This paper examines the evidence concerning the timing, indications and problems associated with augmentation cystoplasty (AC), posterior urethral valves (PUV), and end stage renal failure (ESRF) using a literature review via Medline, Cochrane library and LILACS databases. Two search strategies were used: one without limits and one with age limits 0-18. A total of 186 abstracts were retrieved of which 47 were reviewed. There were no prospective studies and all available evidence corresponded to level 3 or 4. The auditors commented that as valve bladders change over time (hypertonic bladders are present in 66% of < five-year-olds vs. 15% of 13-year-olds), that the management of transplant immunosuppressive has changed considerably over the time period of review (20 years), and that the care of valve bladders with clean intermittent catheterisation (CIC) had improved over time, it was almost impossible to reach a comprehensive conclusion. However, it was clear that a number of broad concepts could be agreed upon following the review:
- Renal transplantation is feasible in non-augmented bladders.
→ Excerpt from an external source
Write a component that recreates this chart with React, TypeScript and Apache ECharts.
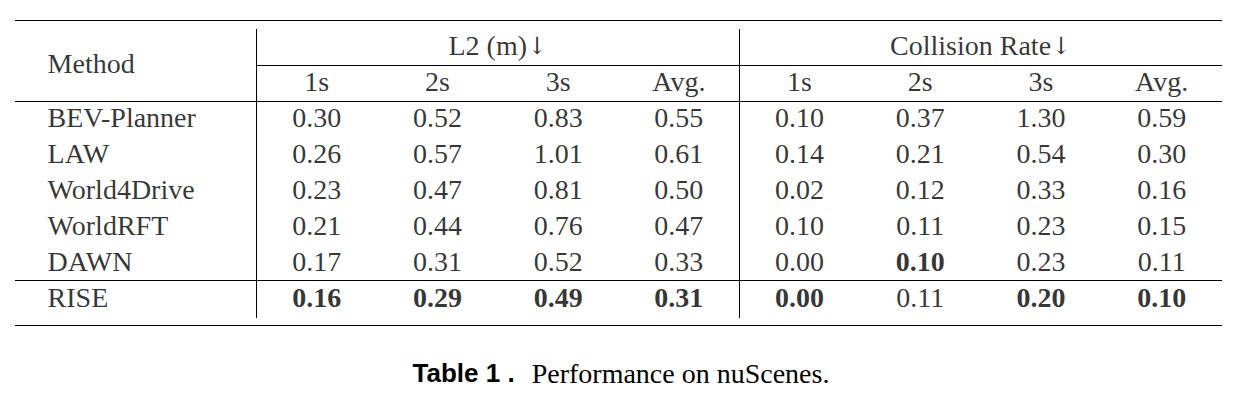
import { useEffect, useRef } from 'react';
import * as echarts from 'echarts';

const methods = ['BEV-Planner', 'LAW', 'World4Drive', 'WorldRFT', 'DAWN', 'RISE'];
const groups = ['L2 (m)', 'Collision Rate'];
const horizons = ['1s', '2s', '3s', 'Avg.'];

const l2At1s = [0.3, 0.26, 0.23, 0.21, 0.17, 0.16];
const l2At2s = [0.52, 0.57, 0.47, 0.44, 0.31, 0.29];
const l2At3s = [0.83, 1.01, 0.81, 0.76, 0.52, 0.49];
const l2Avg = [0.55, 0.61, 0.5, 0.47, 0.33, 0.31];
const collisionAt1s = [0.1, 0.14, 0.02, 0.1, 0.0, 0.0];
const collisionAt2s = [0.37, 0.21, 0.12, 0.11, 0.1, 0.11];
const collisionAt3s = [1.3, 0.54, 0.33, 0.23, 0.23, 0.2];
const collisionAvg = [0.59, 0.3, 0.16, 0.15, 0.11, 0.1];

// row index of the bold (best) entry in each value column
const boldRows = [5, 5, 5, 5, 5, 4, 5, 5];

const columns = [l2At1s, l2At2s, l2At3s, l2Avg, collisionAt1s, collisionAt2s, collisionAt3s, collisionAvg];

const SERIF = 'Liberation Serif';
const FONT_SIZE = 28;

// table layout in axis units: x -> method column is 2 wide, each value column 1 wide
// y -> one unit per body row, header rows above 0
const METHOD_WIDTH = 2;
const HEAD_GROUP_Y = -2;
const HEAD_SUB_Y = -1;

function cell(x: number, y: number, text: string, bold = false, align = 'center') {
  return {
    value: [x, y],
    label: { formatter: text, fontWeight: bold ? 'bold' : 'normal', align },
  };
}

function buildCells() {
  const cells: any[] = [];
  cells.push(cell(0.27, (HEAD_GROUP_Y + HEAD_SUB_Y) / 2, 'Method', false, 'left'));
  groups.forEach((g, gi) => {
    // arrow in its own rich run so it is drawn by DejaVu, not an emoji font
    cells.push(cell(METHOD_WIDTH + gi * horizons.length + horizons.length / 2, HEAD_GROUP_Y, `${g}{arrow|↓}`));
    horizons.forEach((h, hi) => {
      cells.push(cell(METHOD_WIDTH + gi * horizons.length + hi + 0.5, HEAD_SUB_Y, h));
    });
  });
  methods.forEach((m, r) => {
    cells.push(cell(0.27, r, m, false, 'left'));
    columns.forEach((col, c) => {
      cells.push(cell(METHOD_WIDTH + c + 0.5, r, col[r].toFixed(2), boldRows[c] === r));
    });
  });
  return cells;
}

function buildRules() {
  const right = METHOD_WIDTH + columns.length;
  const last = methods.length - 1;
  const rule = (x1: number, y1: number, x2: number, y2: number, width: number) => ({
    coords: [[x1, y1], [x2, y2]],
    lineStyle: { width },
  });
  return [
    rule(0, HEAD_GROUP_Y - 0.72, right, HEAD_GROUP_Y - 0.72, 2),
    rule(METHOD_WIDTH, HEAD_SUB_Y - 0.47, right, HEAD_SUB_Y - 0.47, 1),
    rule(0, -0.47, right, -0.47, 1),
    rule(0, last - 0.5, right, last - 0.5, 1),
    rule(0, last + 0.78, right, last + 0.78, 2),
    rule(METHOD_WIDTH, HEAD_GROUP_Y - 0.47, METHOD_WIDTH, last + 0.56, 1),
    rule(METHOD_WIDTH + horizons.length, HEAD_GROUP_Y - 0.47, METHOD_WIDTH + horizons.length, last + 0.56, 1),
  ];
}

export default function App() {
  const chartRef = useRef<HTMLDivElement>(null);

  useEffect(() => {
    if (!chartRef.current) return;
    const chart = echarts.init(chartRef.current, null, { renderer: 'svg' });

    chart.setOption({
      animation: false,
      backgroundColor: '#fff',
      title: {
        left: 'center',
        top: 354,
        text: '{b|Table 1 .}{r|Performance on nuScenes.}',
        textStyle: {
          fontFamily: SERIF,
          fontWeight: 'normal',
          fontSize: 28,
          color: '#000',
          rich: {
            b: { fontFamily: 'Liberation Sans', fontWeight: 'bold', fontSize: 26, color: '#000', padding: [0, 17, 0, 0] },
            r: { fontFamily: SERIF, fontWeight: 'normal', fontSize: 28, color: '#000' },
          },
        },
      },
      grid: { left: 15, top: 20, width: 1207, height: 306 },
      xAxis: { type: 'value', min: 0, max: METHOD_WIDTH + columns.length, show: false },
      yAxis: { type: 'value', min: HEAD_GROUP_Y - 0.72, max: methods.length - 1 + 0.78, inverse: true, show: false },
      series: [
        {
          type: 'lines',
          coordinateSystem: 'cartesian2d',
          silent: true,
          lineStyle: { color: '#000', opacity: 1, curveness: 0 },
          data: buildRules(),
        },
        {
          type: 'scatter',
          symbolSize: 0,
          silent: true,
          label: {
            show: true,
            position: 'inside',
            color: '#000',
            fontFamily: SERIF,
            fontSize: FONT_SIZE,
            rich: {
              arrow: { fontFamily: 'DejaVu Serif', fontSize: 24, color: '#000' },
            },
          },
          data: buildCells(),
        },
      ],
    });

    return () => chart.dispose();
  }, []);

  return (
    <div
      ref={chartRef}
      style={{ position: 'absolute', left: 0, top: 0, width: 1242, height: 401, background: '#fff' }}
    />
  );
}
- Urinary tract infections (UTI) are frequent in PUV transplanted patients and are likely to be due to bladder dysfunction.
- Transplantation into augmented bladders increases the risk of UTI because of mucus accumulation and occasional oliguria.
- Spontaneous changes to valve bladders are likely to occur with age making them underactive.
- There are significant complications associated with augmentation cystoplasty.
The authors conclude from their review that pre-emptive augmentation cystoplasty in children with PUV should only be constructed in selected cases where the risks associated with increased bladder pressures exceed the ones arising from the augmentation procedure and UTI.